I love the Internet. The black bugs with yellow dots are flat-backed millipedes. They have no eyes and secrete toxic chemicals but it's not enough to hurt a human. I wouldn't eat one, just in case. They aren't native to the Pacific Northwest either, but they're everywhere. I couldn't find anything about what evil millipedes eat, probably wild ginger and bunch berry.
So, I'm holding off on blaming my banana slugs for the death of my wild ginger. Banana slugs are surprising to look at, not human at all, which is what we humans usually like in a face. Who doesn't think a baby chimpanzee is adorable? Still, banana slugs have a certain alien charm. They are a dull yellow with black freckles and can be as long as seven inches. When I first moved here from the East Coast, I found this shocking. They seem to wear a hood or a thick collar behind their heads and have a frilly hem along their sides. But they have weak eyes at the end of stalks that work more like delicate fingers than anything. When a human finger is put in front of their faces, they back away as if stung. Maybe we do sting when we touch them. Salt peels their skin away completely. I tried it once and was horrified to have caused so much agony for the poor writhing slug. So maybe our salty skin is like nettle to them.
By the way, I found out the other day that nettle can sting right through latex gloves. Can you imagine that? I thought they would help me conquer my fields of nettle because someone - I won't name names- took my trusty old gardening gloves to a Scouting event and they never made it back to where I look for them in the garage.
Sorry, back to the banana slugs.
We are fearful beasts for a slug with our salty skin and great clumsy feet and the sweet poisons we leave for them. And what do they do for us in return? Did you know that slug slime has a natural anesthetic and will neutralize a nettle sting? Well, that's what a park ranger once told me anyway, but I've never been brave enough to try it out. I needed that the other day in my fields of nettles, the day my gardening gloves went missing.

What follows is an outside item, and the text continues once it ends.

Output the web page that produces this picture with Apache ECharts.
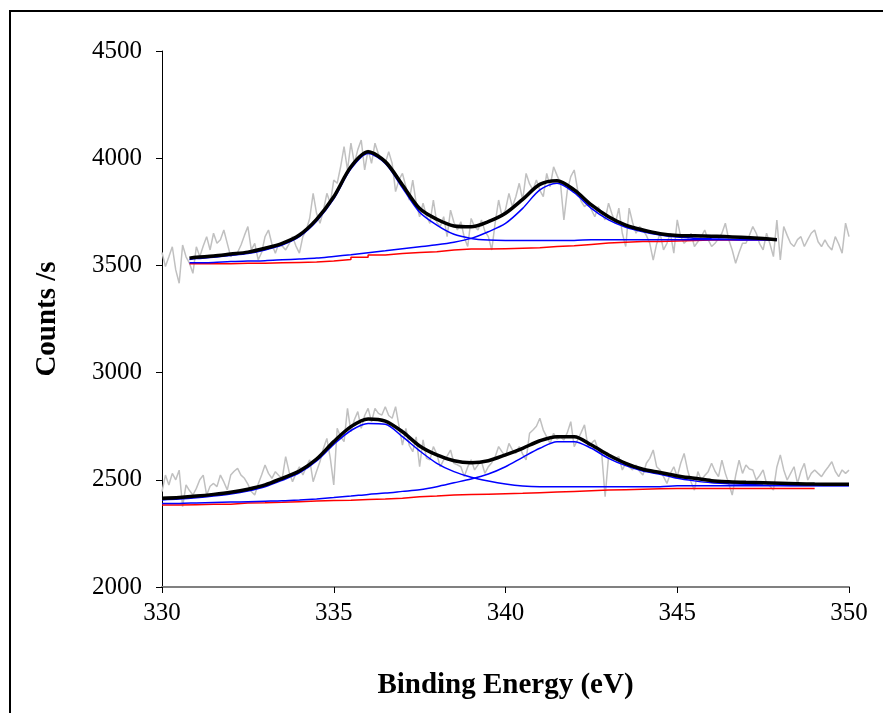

Except for eating those exotic flowers you buy at Home Depot on sale, slugs are benign creatures, really. They move so slowly, so cautiously that I wonder what their languid lives are like. Sometimes I find a pair curled into a yin yang symbol, slug comfort, I imagine, but I could be witnessing a slow-motion battle. Their lives are so alien to me, I can't even interpret their simplest movements, except their slow but determined movement toward my potted plants.
So I have made peace with my banana slugs. It makes sense because three sides of my yard are adjacent to forest. There is futility in killing all those slugs and I don't like putting poison on my yard anyway. Now and then though, when I find a slug eating petunias in the pots on my deck, I do show it how it could fly if it tried hard enough. I wrap it carefully in a big leaf so as not to come in contact with its anesthetic fairy glass slime which is impervious to soap and water and my impatience to let it air dry. Then, I pluck it off its salad and I toss it as far as it might take him to crawl in two or three days.
And in two or three days, my determined banana slug may fly again.